Governments borrow – why?
This post is a plea for help from someone clever …. what I would like to understand concerns “the borrowing requirement”. All my adult life I have listened year after year to the British Chancellor’s presentation of his budget and each time there is reference to “the borrowing requirement”.
What I would like to know is WHY there is a borrowing “requirement” in the first place. Exactly WHY do governments spend more than they “earn”? And more to the point, why do – and can – they keep doing this year after year, decade after decade? Layman that I am, it seems to me that continually borrowing, living beyond one’s means, spending more than one receives is BOUND to lead to problems in the long run. Is it simply that in most western democracies the “long run” is not foremost in the minds of our leaders? Or does this continual borrowing not matter?
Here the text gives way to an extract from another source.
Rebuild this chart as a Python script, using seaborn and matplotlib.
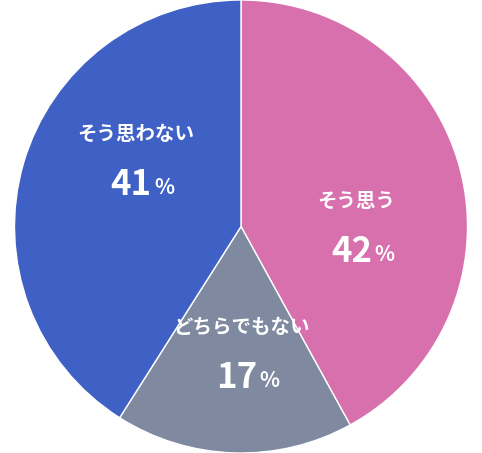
import numpy as np
import matplotlib
matplotlib.use("Agg")
import matplotlib.pyplot as plt
import seaborn as sns

sns.set_theme(style="white")
plt.rcParams['font.family'] = ['Noto Sans CJK JP', 'DejaVu Sans']

labels = ['そう思う', 'どちらでもない', 'そう思わない']
values = [42, 17, 41]
colors = ['#d870ad', '#7f8aa0', '#3f60c4']
# label anchor as (radius fraction, angle in degrees)
label_anchor = [(0.51, 0), (0.555, -90), (0.55, 147.5)]

fig = plt.figure(figsize=(4.82, 4.53), dpi=100)
ax = fig.add_axes([0, 0, 1, 1])
ax.pie(values, colors=colors, startangle=90, counterclock=False, radius=1.0)
ax.set_aspect('equal')
ax.set_xlim(-1.06, 1.06)
ax.set_ylim(-1.0, 1.0)
ax.axis('off')

for lab, v, (r, a) in zip(labels, values, label_anchor):
    x, y = r * np.cos(np.deg2rad(a)), r * np.sin(np.deg2rad(a))
    ax.text(x, y + 0.11, lab, color='white', fontsize=14, fontweight='bold',
            ha='center', va='center')
    ax.text(x + 0.07, y - 0.11, str(v), color='white', fontsize=25, fontweight='bold',
            ha='right', va='center')
    ax.text(x + 0.08, y - 0.125, '%', color='white', fontsize=15, fontweight='bold',
            ha='left', va='center')

fig.savefig('out.png', dpi=100)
I was interested in the last French presidential election to see that centrist candidate François Bayrou proposed making it illegal for the government to spend more than it received. I found this courageous and innovative. Naturally,

he came nowhere in the election! Silly chap! He should have promised to spend, spend, spend like the rest of them! Then he may have had a chance.
No, we are paying vast amounts of interest every year merely to service our debt. The basic questions are: Why can and do states do this? Is it necessary and is it wise? And if the answer to the last two questions is “No”, then why do we let them get away with it?
It seems to me that the “borrowing requirement” is simply a fairly crude means that governments use to bribe us with our own money. Please correct me if I am wrong!